Driving innovation is a simple process that starts with knowing your customers.

“The biggest key is understanding your clients’ needs and how they relate to your business,” Albright says. “A lot of us don’t do that well. We get caught up in what we think is good and what we think is needed, but at the end of the day, our goal is to make our clients profitable and happy.”

Tom Morley, president of The Lube Stop Inc., understands this, as well. As a fellow 2009 Innovation honoree, he’s also getting in better touch with his customers. Recently, he’s equipped each of his quick-oil-change locations with an HD flip-cam to do short — about one-minute-long — interviews with customers.

“All they do is ask a simple, straightforward question — ‘What brought you to Lube Stop, why do you like Lube Stop, and what could Lube Stop do better?’” Morley says.

He then uses those responses to drive new ways of thinking about how they can be better — and he’s got video testimonials to use as marketing pieces, as well.

The key here is taking the time to ask customers what their needs are.

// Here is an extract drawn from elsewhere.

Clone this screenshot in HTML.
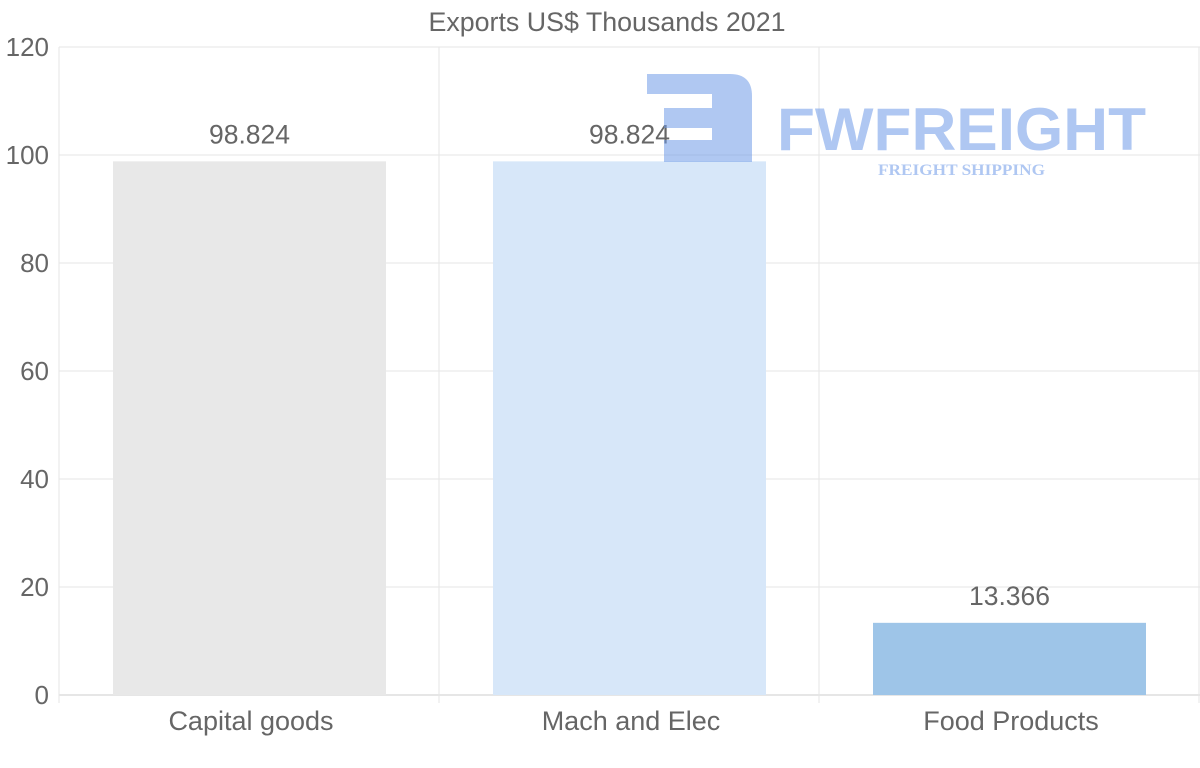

“You say, ‘What are you looking for, why are you looking for this, and what time are you looking for this?’ and making sure you have a collaborative effort to get to those goals,” Albright says. “… It’s like anything in life or communications, if I don’t ask you what you need or want, whether it’s in a relationship or business venture, and I can’t process it, and I don’t understand that that’s what you’re looking to get to, then I’m going to have a difficult time.”

You also have to talk to employees to drive innovation.

“That’s as simple as making sure people are comfortable shooting me an e-mail when they have an idea or concern and making sure they don’t feel like they’re stepping out of bounds on something,” Morley says. “What I always say here is 250 minds are a lot more powerful than one. If you put together mechanisms and processes to foster ideas from all those people, you’re going to be a lot better off.”

If the thought of employees sending you e-mails on a regular basis makes you cringe, hear Morley out.

“Some companies may be pretty wrapped up in the whole chain-of-command thing — this concept of chain of command has its place,” he says.

For example, if someone had a scheduling conflict or issue at the store level, then that would go to the district manager first, but large-scale or companywide ideas can come straight to him.